● Aim of the task
Write the listing below out again exactly, dropping the images.

● Supplied information
--- BEGIN ---

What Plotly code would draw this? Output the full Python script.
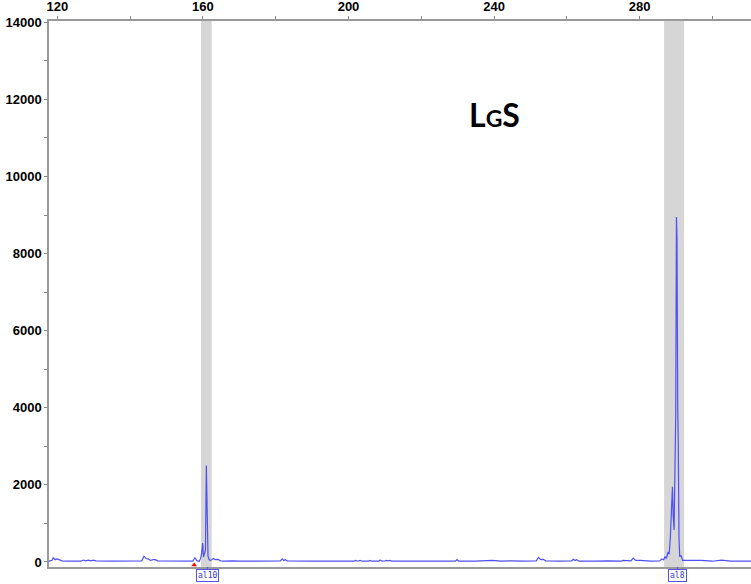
import plotly.graph_objects as go

# Fragment size (bp) and signal (RFU)
size_bp = [117.7, 118.5, 118.9, 119.4, 120.0, 120.7, 121.3, 122.5, 126.5, 127.2,
           127.8, 128.5, 129.2, 129.9, 130.6, 135.0, 140.0, 143.2, 143.8, 144.4,
           145.0, 145.6, 146.3, 146.9, 147.6, 152.0, 157.2, 157.8, 158.4, 159.0,
           159.4, 159.7, 159.95, 160.15, 160.35, 160.7, 160.95, 161.05, 161.15, 161.4,
           161.7, 162.0, 162.4, 162.9, 163.4, 164.2, 164.8, 166.0, 168.2, 170.0,
           175.0, 181.3, 181.8, 182.2, 182.6, 183.2, 190.0, 201.5, 201.9, 202.5,
           203.2, 203.8, 205.5, 205.9, 206.4, 208.3, 208.7, 209.2, 210.1, 210.5,
           211.0, 211.4, 211.9, 215.0, 219.6, 222.0, 229.4, 229.8, 230.3, 235.0,
           239.4, 242.0, 244.9, 248.0, 251.6, 252.2, 252.8, 253.5, 254.2, 258.0,
           261.3, 261.8, 262.3, 262.7, 263.3, 268.0, 271.3, 274.9, 275.4, 277.6,
           278.2, 278.9, 280.1, 283.0, 285.5, 286.1, 286.6, 287.0, 287.3, 287.8,
           288.1, 288.4, 288.8, 289.0, 289.2, 289.45, 289.7, 289.9, 290.1, 290.25,
           290.45, 290.6, 290.8, 291.0, 291.4, 291.8, 293.6, 296.9, 300.0, 302.4,
           305.0, 310.6]
rfu = [20, 40, 110, 60, 80, 60, 30, 20, 20, 50,
       30, 50, 30, 50, 30, 20, 20, 30, 150, 90,
       80, 40, 60, 60, 30, 20, 20, 110, 30, 20,
       100, 260, 490, 130, 200, 300, 2500, 1800, 2200, 150,
       60, 40, 60, 90, 60, 70, 30, 20, 30, 20,
       20, 30, 80, 40, 60, 30, 20, 20, 40, 20,
       40, 20, 20, 40, 20, 20, 50, 20, 30, 40,
       30, 40, 20, 20, 30, 20, 20, 60, 20, 20,
       40, 20, 30, 20, 30, 120, 60, 70, 30, 20,
       30, 70, 40, 60, 20, 20, 30, 20, 40, 30,
       100, 40, 40, 20, 30, 80, 60, 140, 90, 260,
       200, 600, 1900, 1950, 1200, 830, 2500, 3800, 8950, 8400,
       4000, 3100, 600, 150, 160, 40, 40, 40, 20, 50,
       20, 20]

# Allele bins (bp)
bin_start = [159.48, 286.7]
bin_end = [162.42, 292.2]
allele_labels = ["al10", "al8"]
allele_pos = [161.3, 290.4]

x_ticks = [120, 140, 160, 180, 200, 220, 240, 260, 280, 300]
x_ticktext = ["120", "", "160", "", "200", "", "240", "", "280", ""]
y_ticks = list(range(0, 15000, 1000))
y_ticktext = [str(v) if v % 2000 == 0 else "" for v in y_ticks]

red_mark_x = [157.6]
red_mark_y = [-75]

fig = go.Figure()
fig.add_trace(go.Scatter(x=size_bp, y=rfu, mode="lines",
                         line=dict(color="#4f4ff5", width=1.2),
                         hoverinfo="skip", showlegend=False))
fig.add_trace(go.Scatter(x=red_mark_x, y=red_mark_y, mode="markers",
                         marker=dict(symbol="triangle-up", color="red", size=5),
                         cliponaxis=False, showlegend=False, hoverinfo="skip"))

for s, e in zip(bin_start, bin_end):
    fig.add_shape(type="rect", xref="x", yref="paper", x0=s, x1=e, y0=0, y1=1,
                  fillcolor="#d6d6d6", line=dict(width=0), layer="below")

for lab, pos in zip(allele_labels, allele_pos):
    fig.add_annotation(x=pos, xref="x", y=0, yref="paper", yanchor="top",
                       text=lab, showarrow=False, yshift=-2,
                       font=dict(family="DejaVu Sans Mono", size=8, color="#3333cc"),
                       bordercolor="#5555ee", borderwidth=1, borderpad=1,
                       bgcolor="white")
    fig.add_shape(type="line", xref="x", yref="paper", x0=pos, x1=pos,
                  y0=0, y1=-0.006, line=dict(color="#5555ee", width=1))

fig.add_annotation(x=240.2, y=11607, xref="x", yref="y",
                   text="L<span style='font-size:23px'>G</span>S", showarrow=False,
                   font=dict(family="Lato", size=32, color="black", weight="bold"))

fig.update_layout(
    width=751, height=584,
    margin=dict(l=49, r=0, t=21, b=17),
    paper_bgcolor="white", plot_bgcolor="white",
    xaxis=dict(range=[117.72, 310.58], side="top", tickvals=x_ticks,
               ticktext=x_ticktext, ticks="outside", ticklen=3,
               tickcolor="#888", showline=True, linecolor="#999",
               linewidth=1.5, mirror=True, showgrid=False, zeroline=False,
               tickfont=dict(family="Liberation Sans", size=13, color="black",
                             weight="bold")),
    yaxis=dict(range=[-130, 14034], tickvals=y_ticks, ticktext=y_ticktext,
               ticks="outside", ticklen=3, tickcolor="#888", showline=True,
               linecolor="#999", linewidth=1.5, showgrid=False, zeroline=False,
               tickfont=dict(family="Liberation Sans", size=13, color="black",
                             weight="bold")),
)

fig.write_html("out.html")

--- END ---

● Final answer
What Plotly code would draw this? Output the full Python script.
import plotly.graph_objects as go

# Fragment size (bp) and signal (RFU)
size_bp = [117.7, 118.5, 118.9, 119.4, 120.0, 120.7, 121.3, 122.5, 126.5, 127.2,
           127.8, 128.5, 129.2, 129.9, 130.6, 135.0, 140.0, 143.2, 143.8, 144.4,
           145.0, 145.6, 146.3, 146.9, 147.6, 152.0, 157.2, 157.8, 158.4, 159.0,
           159.4, 159.7, 159.95, 160.15, 160.35, 160.7, 160.95, 161.05, 161.15, 161.4,
           161.7, 162.0, 162.4, 162.9, 163.4, 164.2, 164.8, 166.0, 168.2, 170.0,
           175.0, 181.3, 181.8, 182.2, 182.6, 183.2, 190.0, 201.5, 201.9, 202.5,
           203.2, 203.8, 205.5, 205.9, 206.4, 208.3, 208.7, 209.2, 210.1, 210.5,
           211.0, 211.4, 211.9, 215.0, 219.6, 222.0, 229.4, 229.8, 230.3, 235.0,
           239.4, 242.0, 244.9, 248.0, 251.6, 252.2, 252.8, 253.5, 254.2, 258.0,
           261.3, 261.8, 262.3, 262.7, 263.3, 268.0, 271.3, 274.9, 275.4, 277.6,
           278.2, 278.9, 280.1, 283.0, 285.5, 286.1, 286.6, 287.0, 287.3, 287.8,
           288.1, 288.4, 288.8, 289.0, 289.2, 289.45, 289.7, 289.9, 290.1, 290.25,
           290.45, 290.6, 290.8, 291.0, 291.4, 291.8, 293.6, 296.9, 300.0, 302.4,
           305.0, 310.6]
rfu = [20, 40, 110, 60, 80, 60, 30, 20, 20, 50,
       30, 50, 30, 50, 30, 20, 20, 30, 150, 90,
       80, 40, 60, 60, 30, 20, 20, 110, 30, 20,
       100, 260, 490, 130, 200, 300, 2500, 1800, 2200, 150,
       60, 40, 60, 90, 60, 70, 30, 20, 30, 20,
       20, 30, 80, 40, 60, 30, 20, 20, 40, 20,
       40, 20, 20, 40, 20, 20, 50, 20, 30, 40,
       30, 40, 20, 20, 30, 20, 20, 60, 20, 20,
       40, 20, 30, 20, 30, 120, 60, 70, 30, 20,
       30, 70, 40, 60, 20, 20, 30, 20, 40, 30,
       100, 40, 40, 20, 30, 80, 60, 140, 90, 260,
       200, 600, 1900, 1950, 1200, 830, 2500, 3800, 8950, 8400,
       4000, 3100, 600, 150, 160, 40, 40, 40, 20, 50,
       20, 20]

# Allele bins (bp)
bin_start = [159.48, 286.7]
bin_end = [162.42, 292.2]
allele_labels = ["al10", "al8"]
allele_pos = [161.3, 290.4]

x_ticks = [120, 140, 160, 180, 200, 220, 240, 260, 280, 300]
x_ticktext = ["120", "", "160", "", "200", "", "240", "", "280", ""]
y_ticks = list(range(0, 15000, 1000))
y_ticktext = [str(v) if v % 2000 == 0 else "" for v in y_ticks]

red_mark_x = [157.6]
red_mark_y = [-75]

fig = go.Figure()
fig.add_trace(go.Scatter(x=size_bp, y=rfu, mode="lines",
                         line=dict(color="#4f4ff5", width=1.2),
                         hoverinfo="skip", showlegend=False))
fig.add_trace(go.Scatter(x=red_mark_x, y=red_mark_y, mode="markers",
                         marker=dict(symbol="triangle-up", color="red", size=5),
                         cliponaxis=False, showlegend=False, hoverinfo="skip"))

for s, e in zip(bin_start, bin_end):
    fig.add_shape(type="rect", xref="x", yref="paper", x0=s, x1=e, y0=0, y1=1,
                  fillcolor="#d6d6d6", line=dict(width=0), layer="below")

for lab, pos in zip(allele_labels, allele_pos):
    fig.add_annotation(x=pos, xref="x", y=0, yref="paper", yanchor="top",
                       text=lab, showarrow=False, yshift=-2,
                       font=dict(family="DejaVu Sans Mono", size=8, color="#3333cc"),
                       bordercolor="#5555ee", borderwidth=1, borderpad=1,
                       bgcolor="white")
    fig.add_shape(type="line", xref="x", yref="paper", x0=pos, x1=pos,
                  y0=0, y1=-0.006, line=dict(color="#5555ee", width=1))

fig.add_annotation(x=240.2, y=11607, xref="x", yref="y",
                   text="L<span style='font-size:23px'>G</span>S", showarrow=False,
                   font=dict(family="Lato", size=32, color="black", weight="bold"))

fig.update_layout(
    width=751, height=584,
    margin=dict(l=49, r=0, t=21, b=17),
    paper_bgcolor="white", plot_bgcolor="white",
    xaxis=dict(range=[117.72, 310.58], side="top", tickvals=x_ticks,
               ticktext=x_ticktext, ticks="outside", ticklen=3,
               tickcolor="#888", showline=True, linecolor="#999",
               linewidth=1.5, mirror=True, showgrid=False, zeroline=False,
               tickfont=dict(family="Liberation Sans", size=13, color="black",
                             weight="bold")),
    yaxis=dict(range=[-130, 14034], tickvals=y_ticks, ticktext=y_ticktext,
               ticks="outside", ticklen=3, tickcolor="#888", showline=True,
               linecolor="#999", linewidth=1.5, showgrid=False, zeroline=False,
               tickfont=dict(family="Liberation Sans", size=13, color="black",
                             weight="bold")),
)

fig.write_html("out.html")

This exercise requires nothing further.